═════ Stored data ═════

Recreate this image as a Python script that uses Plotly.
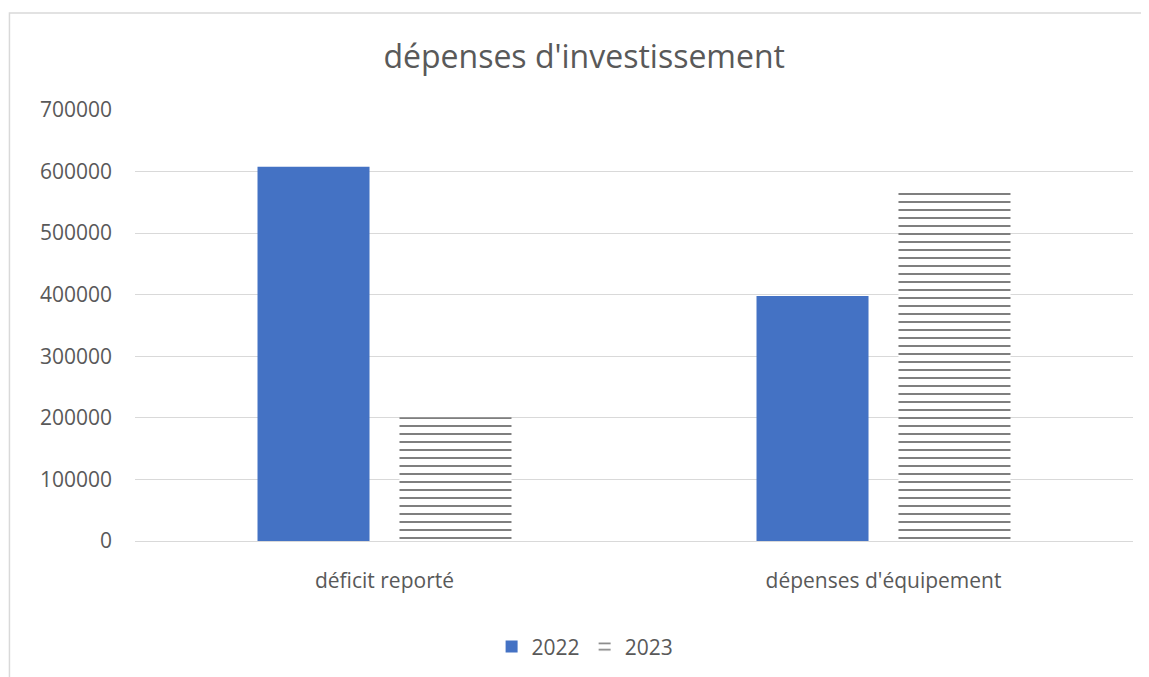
import plotly.graph_objects as go

categories = ["déficit reporté", "dépenses d'équipement"]
values_2022 = [608000, 398000]
values_2023 = [201000, 575000]
series_names = ["2022", "2023"]
y_ticks = [0, 100000, 200000, 300000, 400000, 500000, 600000, 700000]

font_family = "Open Sans, Liberation Sans, sans-serif"
text_color = "#595959"
grid_color = "#d9d9d9"

fig = go.Figure()
fig.add_trace(go.Bar(
    x=categories, y=values_2022, name=series_names[0],
    marker=dict(color="#4472c4", line=dict(width=0)),
))
fig.add_trace(go.Bar(
    x=categories, y=values_2023, name=series_names[1],
    marker=dict(color="white", line=dict(width=0),
                pattern=dict(shape="-", fgcolor="black", bgcolor="white",
                             size=8, solidity=0.25, fillmode="overlay")),
))

fig.update_layout(
    width=1141, height=669,
    margin=dict(l=127, r=16, t=102, b=136, autoexpand=False),
    paper_bgcolor="white", plot_bgcolor="white",
    barmode="group", bargap=0.431, bargroupgap=0.211,
    font=dict(family=font_family, color=text_color, size=21),
    title=dict(text="dépenses d'investissement", x=0.505, xanchor="center",
               y=0.927, yanchor="middle",
               font=dict(size=32, color=text_color, family=font_family)),
    showlegend=True,
    legend=dict(orientation="h", x=0.451, xanchor="center",
                yref="container", y=0.045, yanchor="middle",
                font=dict(size=21, color=text_color), traceorder="normal",
                itemwidth=30),
    xaxis=dict(showgrid=False, showline=True, linecolor=grid_color, linewidth=1.3,
               automargin=False,
               ticks="", ticklabelstandoff=21, tickfont=dict(size=21, color=text_color)),
    yaxis=dict(range=[0, 700000], tickvals=y_ticks, ticktext=[str(v) for v in y_ticks],
               automargin=False,
               showgrid=True, gridcolor=grid_color, gridwidth=1.3,
               zeroline=True, zerolinecolor=grid_color, zerolinewidth=1.3,
               showline=False, ticks="", ticklabelstandoff=22,
               tickfont=dict(size=21, color=text_color)),
    shapes=[dict(type="rect", xref="paper", yref="paper",
                 x0=-0.1258, x1=1.015, y0=-0.35, y1=1.225,
                 line=dict(color=grid_color, width=1.5), fillcolor="rgba(0,0,0,0)",
                 layer="below")],
)

fig.write_html("out.html")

═════

» Given problem:
Repeat the material above verbatim, with no pictures in the output.

» Task result:
Recreate this image as a Python script that uses Plotly.
import plotly.graph_objects as go

categories = ["déficit reporté", "dépenses d'équipement"]
values_2022 = [608000, 398000]
values_2023 = [201000, 575000]
series_names = ["2022", "2023"]
y_ticks = [0, 100000, 200000, 300000, 400000, 500000, 600000, 700000]

font_family = "Open Sans, Liberation Sans, sans-serif"
text_color = "#595959"
grid_color = "#d9d9d9"

fig = go.Figure()
fig.add_trace(go.Bar(
    x=categories, y=values_2022, name=series_names[0],
    marker=dict(color="#4472c4", line=dict(width=0)),
))
fig.add_trace(go.Bar(
    x=categories, y=values_2023, name=series_names[1],
    marker=dict(color="white", line=dict(width=0),
                pattern=dict(shape="-", fgcolor="black", bgcolor="white",
                             size=8, solidity=0.25, fillmode="overlay")),
))

fig.update_layout(
    width=1141, height=669,
    margin=dict(l=127, r=16, t=102, b=136, autoexpand=False),
    paper_bgcolor="white", plot_bgcolor="white",
    barmode="group", bargap=0.431, bargroupgap=0.211,
    font=dict(family=font_family, color=text_color, size=21),
    title=dict(text="dépenses d'investissement", x=0.505, xanchor="center",
               y=0.927, yanchor="middle",
               font=dict(size=32, color=text_color, family=font_family)),
    showlegend=True,
    legend=dict(orientation="h", x=0.451, xanchor="center",
                yref="container", y=0.045, yanchor="middle",
                font=dict(size=21, color=text_color), traceorder="normal",
                itemwidth=30),
    xaxis=dict(showgrid=False, showline=True, linecolor=grid_color, linewidth=1.3,
               automargin=False,
               ticks="", ticklabelstandoff=21, tickfont=dict(size=21, color=text_color)),
    yaxis=dict(range=[0, 700000], tickvals=y_ticks, ticktext=[str(v) for v in y_ticks],
               automargin=False,
               showgrid=True, gridcolor=grid_color, gridwidth=1.3,
               zeroline=True, zerolinecolor=grid_color, zerolinewidth=1.3,
               showline=False, ticks="", ticklabelstandoff=22,
               tickfont=dict(size=21, color=text_color)),
    shapes=[dict(type="rect", xref="paper", yref="paper",
                 x0=-0.1258, x1=1.015, y0=-0.35, y1=1.225,
                 line=dict(color=grid_color, width=1.5), fillcolor="rgba(0,0,0,0)",
                 layer="below")],
)

fig.write_html("out.html")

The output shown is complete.